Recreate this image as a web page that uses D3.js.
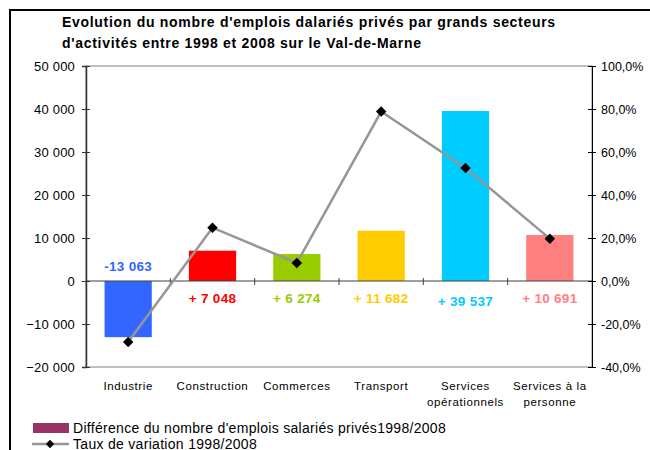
※
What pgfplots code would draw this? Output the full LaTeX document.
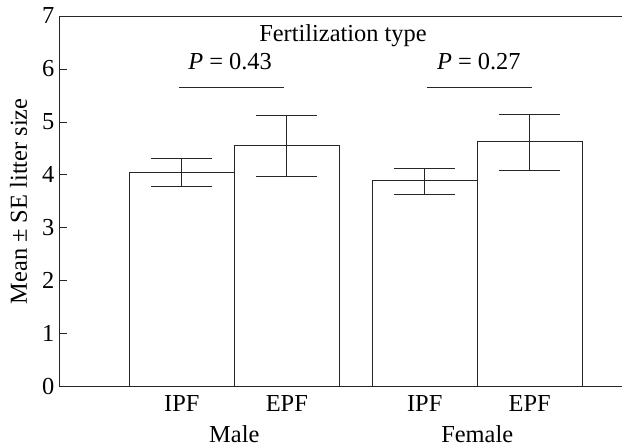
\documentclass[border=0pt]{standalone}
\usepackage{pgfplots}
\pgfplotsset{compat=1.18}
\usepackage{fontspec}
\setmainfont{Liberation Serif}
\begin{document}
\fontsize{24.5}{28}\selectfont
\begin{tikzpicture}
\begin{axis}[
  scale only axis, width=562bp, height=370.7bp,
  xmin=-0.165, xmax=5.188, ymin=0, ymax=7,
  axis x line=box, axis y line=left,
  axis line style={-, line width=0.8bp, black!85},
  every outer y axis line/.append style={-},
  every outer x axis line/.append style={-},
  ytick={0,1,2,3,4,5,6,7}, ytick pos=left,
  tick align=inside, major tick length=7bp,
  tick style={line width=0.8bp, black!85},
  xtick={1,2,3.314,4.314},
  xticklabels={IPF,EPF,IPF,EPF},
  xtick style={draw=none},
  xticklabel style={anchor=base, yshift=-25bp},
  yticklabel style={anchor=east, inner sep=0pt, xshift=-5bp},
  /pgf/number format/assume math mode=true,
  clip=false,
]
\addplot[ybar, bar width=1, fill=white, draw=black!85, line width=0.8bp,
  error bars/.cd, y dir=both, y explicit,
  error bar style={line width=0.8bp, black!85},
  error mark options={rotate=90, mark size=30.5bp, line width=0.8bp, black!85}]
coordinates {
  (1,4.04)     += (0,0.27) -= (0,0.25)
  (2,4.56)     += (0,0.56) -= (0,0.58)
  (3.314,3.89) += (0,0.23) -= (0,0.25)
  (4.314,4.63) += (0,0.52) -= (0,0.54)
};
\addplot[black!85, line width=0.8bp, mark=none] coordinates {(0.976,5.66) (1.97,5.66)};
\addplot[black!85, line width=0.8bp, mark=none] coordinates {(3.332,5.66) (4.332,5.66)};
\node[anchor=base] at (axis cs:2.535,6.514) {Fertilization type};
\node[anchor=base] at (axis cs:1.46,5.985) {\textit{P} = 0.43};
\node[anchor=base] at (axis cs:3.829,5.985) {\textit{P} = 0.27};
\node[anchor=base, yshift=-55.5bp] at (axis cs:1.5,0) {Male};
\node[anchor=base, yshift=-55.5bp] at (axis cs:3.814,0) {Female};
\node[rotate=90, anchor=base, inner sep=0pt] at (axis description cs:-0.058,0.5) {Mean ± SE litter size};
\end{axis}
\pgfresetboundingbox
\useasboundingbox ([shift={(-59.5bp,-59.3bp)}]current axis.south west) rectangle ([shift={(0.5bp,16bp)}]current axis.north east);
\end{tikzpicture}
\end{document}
※
Read through the lines above and collect those that contain the string "this".

Recreate this image as a web page that uses D3.js.
What pgfplots code would draw this? Output the full LaTeX document.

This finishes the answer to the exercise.